*Material provided*.
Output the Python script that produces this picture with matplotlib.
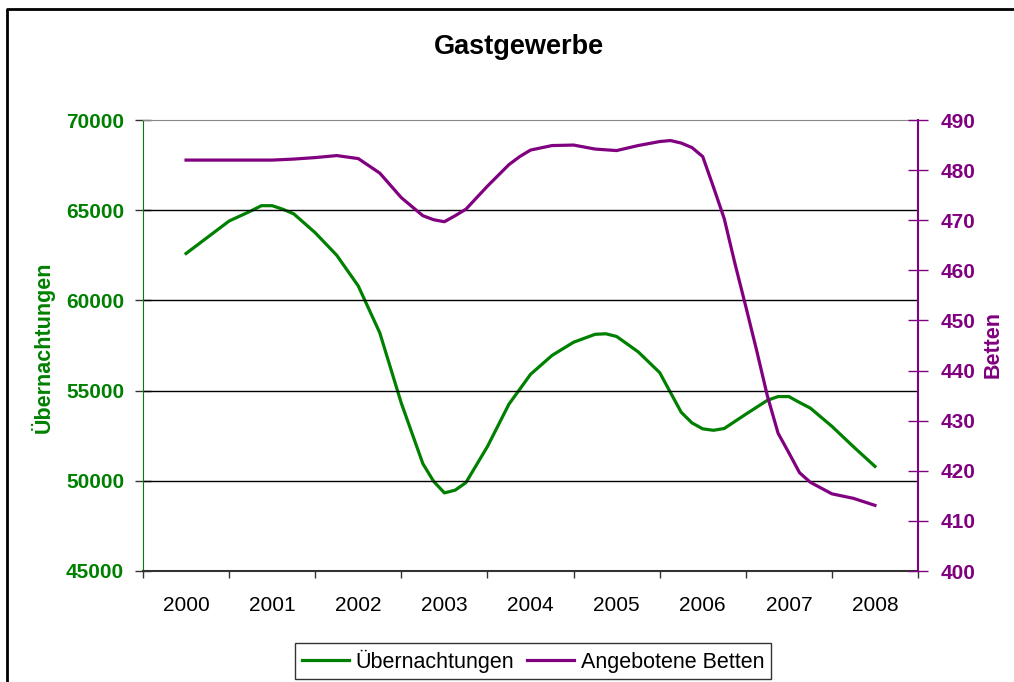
import matplotlib
matplotlib.use("Agg")
import matplotlib.pyplot as plt
from matplotlib.lines import Line2D
import numpy as np

plt.rcParams["font.family"] = ["Liberation Sans", "DejaVu Sans"]

jahre = ["2000", "2001", "2002", "2003", "2004", "2005", "2006", "2007", "2008"]

t_uebern = [0, 0.25, 0.5, 0.75, 0.875, 1, 1.125, 1.25, 1.5, 1.75, 2, 2.25, 2.5, 2.75, 2.875,
            3, 3.125, 3.25, 3.5, 3.75, 4, 4.25, 4.5, 4.75, 4.875, 5, 5.25, 5.5, 5.75, 5.875,
            6, 6.125, 6.25, 6.5, 6.75, 6.875, 7, 7.125, 7.25, 7.5, 7.75, 8]
uebernachtungen = [62600, 63500, 64400, 64950, 65250, 65250, 65050, 64800, 63750, 62500,
                   60800, 58200, 54300, 50950, 49970, 49330, 49480, 49900, 51900, 54250,
                   55900, 56950, 57680, 58120, 58150, 58000, 57150, 56000, 53800, 53210,
                   52880, 52800, 52900, 53690, 54460, 54670, 54670, 54340, 54030, 53020,
                   51890, 50800]

t_betten = [0, 0.25, 0.5, 0.75, 1, 1.25, 1.5, 1.75, 2, 2.25, 2.5, 2.75, 2.875, 3, 3.125,
            3.25, 3.5, 3.75, 3.875, 4, 4.25, 4.5, 4.75, 5, 5.25, 5.5, 5.625, 5.75, 5.875,
            6, 6.125, 6.25, 6.375, 6.5, 6.625, 6.75, 6.875, 7, 7.125, 7.25, 7.5, 7.75, 8]
betten = [482.0, 482.0, 482.0, 482.0, 482.0, 482.2, 482.5, 482.9, 482.3, 479.4,
          474.5, 470.9, 470.1, 469.7, 470.9, 472.2, 476.8, 481.1, 482.7, 484.0,
          484.9, 485.0, 484.2, 483.9, 484.9, 485.7, 485.9, 485.4, 484.5, 482.7,
          476.6, 470.3, 461.3, 452.8, 444.1, 435.0, 427.5, 423.6, 419.6, 417.7,
          415.4, 414.5, 413.1]

gruen = "#008000"
lila = "#800080"

fig = plt.figure(figsize=(10.14, 6.82), dpi=100)
ax = fig.add_axes([143/1014, 1-571/682, (918-143)/1014, (571-120)/682])
ax2 = ax.twinx()

l1, = ax.plot(t_uebern, uebernachtungen, color=gruen, lw=2.3, solid_joinstyle="round")
l2, = ax2.plot(t_betten, betten, color=lila, lw=2.3, solid_joinstyle="round")

ax.set_xlim(-0.5, 8.5)
ax.set_ylim(45000, 70000)
ax2.set_ylim(400, 490)
ax.set_yticks(np.arange(45000, 70001, 5000))
ax2.set_yticks(np.arange(400, 491, 10))
ax.set_xticks(range(9))
ax.set_xticklabels(jahre)
ax.set_xticks(np.arange(-0.5, 9, 1), minor=True)
ax.tick_params(axis="x", which="major", length=0, labelsize=15, pad=18)
ax.tick_params(axis="x", which="minor", length=5, width=1, color="#333333", direction="out")
ax.tick_params(axis="y", length=11, width=1, direction="inout", color="#333333",
               labelsize=15, labelcolor=gruen, pad=8)
ax2.tick_params(axis="y", length=14, width=1, direction="inout", color=lila,
                labelsize=15, labelcolor=lila, pad=9)
for lab in ax.get_yticklabels() + ax2.get_yticklabels():
    lab.set_fontweight("bold")

for y in [50000, 55000, 60000, 65000]:
    ax.axhline(y, color="black", lw=1)

ax.spines["left"].set_color(gruen)
ax.spines["top"].set_color("#888888")
ax.spines["bottom"].set_color("#333333")
ax.spines["bottom"].set_linewidth(1.5)
ax2.spines["right"].set_color(lila)
ax2.spines["right"].set_linewidth(1.5)
ax2.spines["top"].set_visible(False)
ax2.spines["bottom"].set_visible(False)
ax2.spines["left"].set_visible(False)
ax.spines["right"].set_visible(False)

fig.text(519/1014, 1-47/682, "Gastgewerbe", ha="center", va="center",
         fontsize=19.5, fontweight="bold")
fig.text(43/1014, 1-347/682, "Übernachtungen", rotation=90, ha="center", va="center",
         fontsize=15.5, fontweight="bold", color=gruen)
fig.text(993/1014, 1-345/682, "Betten", rotation=90, ha="center", va="center",
         fontsize=15.5, fontweight="bold", color=lila)

leg = fig.legend([l1, l2], ["Übernachtungen", "Angebotene Betten"], loc="center",
                 bbox_to_anchor=(533/1014, 1-661/682), ncol=2, fontsize=15.5,
                 frameon=True, fancybox=False, handlelength=2.2, handletextpad=0.3,
                 columnspacing=0.6, borderpad=0.3)
leg.get_frame().set_edgecolor("black")
leg.get_frame().set_linewidth(1)

# Rahmen des Diagramms (rechts und unten abgeschnitten)
fig.add_artist(Line2D([7/1014, 7/1014, 1.0], [0.0, 1-9/682, 1-9/682],
                      transform=fig.transFigure, color="black", lw=2))

fig.savefig("out.png", dpi=100)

*Task brief*.
Write the listing above out again exactly, dropping each image.

*Final result*.
Output the Python script that produces this picture with matplotlib.
import matplotlib
matplotlib.use("Agg")
import matplotlib.pyplot as plt
from matplotlib.lines import Line2D
import numpy as np

plt.rcParams["font.family"] = ["Liberation Sans", "DejaVu Sans"]

jahre = ["2000", "2001", "2002", "2003", "2004", "2005", "2006", "2007", "2008"]

t_uebern = [0, 0.25, 0.5, 0.75, 0.875, 1, 1.125, 1.25, 1.5, 1.75, 2, 2.25, 2.5, 2.75, 2.875,
            3, 3.125, 3.25, 3.5, 3.75, 4, 4.25, 4.5, 4.75, 4.875, 5, 5.25, 5.5, 5.75, 5.875,
            6, 6.125, 6.25, 6.5, 6.75, 6.875, 7, 7.125, 7.25, 7.5, 7.75, 8]
uebernachtungen = [62600, 63500, 64400, 64950, 65250, 65250, 65050, 64800, 63750, 62500,
                   60800, 58200, 54300, 50950, 49970, 49330, 49480, 49900, 51900, 54250,
                   55900, 56950, 57680, 58120, 58150, 58000, 57150, 56000, 53800, 53210,
                   52880, 52800, 52900, 53690, 54460, 54670, 54670, 54340, 54030, 53020,
                   51890, 50800]

t_betten = [0, 0.25, 0.5, 0.75, 1, 1.25, 1.5, 1.75, 2, 2.25, 2.5, 2.75, 2.875, 3, 3.125,
            3.25, 3.5, 3.75, 3.875, 4, 4.25, 4.5, 4.75, 5, 5.25, 5.5, 5.625, 5.75, 5.875,
            6, 6.125, 6.25, 6.375, 6.5, 6.625, 6.75, 6.875, 7, 7.125, 7.25, 7.5, 7.75, 8]
betten = [482.0, 482.0, 482.0, 482.0, 482.0, 482.2, 482.5, 482.9, 482.3, 479.4,
          474.5, 470.9, 470.1, 469.7, 470.9, 472.2, 476.8, 481.1, 482.7, 484.0,
          484.9, 485.0, 484.2, 483.9, 484.9, 485.7, 485.9, 485.4, 484.5, 482.7,
          476.6, 470.3, 461.3, 452.8, 444.1, 435.0, 427.5, 423.6, 419.6, 417.7,
          415.4, 414.5, 413.1]

gruen = "#008000"
lila = "#800080"

fig = plt.figure(figsize=(10.14, 6.82), dpi=100)
ax = fig.add_axes([143/1014, 1-571/682, (918-143)/1014, (571-120)/682])
ax2 = ax.twinx()

l1, = ax.plot(t_uebern, uebernachtungen, color=gruen, lw=2.3, solid_joinstyle="round")
l2, = ax2.plot(t_betten, betten, color=lila, lw=2.3, solid_joinstyle="round")

ax.set_xlim(-0.5, 8.5)
ax.set_ylim(45000, 70000)
ax2.set_ylim(400, 490)
ax.set_yticks(np.arange(45000, 70001, 5000))
ax2.set_yticks(np.arange(400, 491, 10))
ax.set_xticks(range(9))
ax.set_xticklabels(jahre)
ax.set_xticks(np.arange(-0.5, 9, 1), minor=True)
ax.tick_params(axis="x", which="major", length=0, labelsize=15, pad=18)
ax.tick_params(axis="x", which="minor", length=5, width=1, color="#333333", direction="out")
ax.tick_params(axis="y", length=11, width=1, direction="inout", color="#333333",
               labelsize=15, labelcolor=gruen, pad=8)
ax2.tick_params(axis="y", length=14, width=1, direction="inout", color=lila,
                labelsize=15, labelcolor=lila, pad=9)
for lab in ax.get_yticklabels() + ax2.get_yticklabels():
    lab.set_fontweight("bold")

for y in [50000, 55000, 60000, 65000]:
    ax.axhline(y, color="black", lw=1)

ax.spines["left"].set_color(gruen)
ax.spines["top"].set_color("#888888")
ax.spines["bottom"].set_color("#333333")
ax.spines["bottom"].set_linewidth(1.5)
ax2.spines["right"].set_color(lila)
ax2.spines["right"].set_linewidth(1.5)
ax2.spines["top"].set_visible(False)
ax2.spines["bottom"].set_visible(False)
ax2.spines["left"].set_visible(False)
ax.spines["right"].set_visible(False)

fig.text(519/1014, 1-47/682, "Gastgewerbe", ha="center", va="center",
         fontsize=19.5, fontweight="bold")
fig.text(43/1014, 1-347/682, "Übernachtungen", rotation=90, ha="center", va="center",
         fontsize=15.5, fontweight="bold", color=gruen)
fig.text(993/1014, 1-345/682, "Betten", rotation=90, ha="center", va="center",
         fontsize=15.5, fontweight="bold", color=lila)

leg = fig.legend([l1, l2], ["Übernachtungen", "Angebotene Betten"], loc="center",
                 bbox_to_anchor=(533/1014, 1-661/682), ncol=2, fontsize=15.5,
                 frameon=True, fancybox=False, handlelength=2.2, handletextpad=0.3,
                 columnspacing=0.6, borderpad=0.3)
leg.get_frame().set_edgecolor("black")
leg.get_frame().set_linewidth(1)

# Rahmen des Diagramms (rechts und unten abgeschnitten)
fig.add_artist(Line2D([7/1014, 7/1014, 1.0], [0.0, 1-9/682, 1-9/682],
                      transform=fig.transFigure, color="black", lw=2))

fig.savefig("out.png", dpi=100)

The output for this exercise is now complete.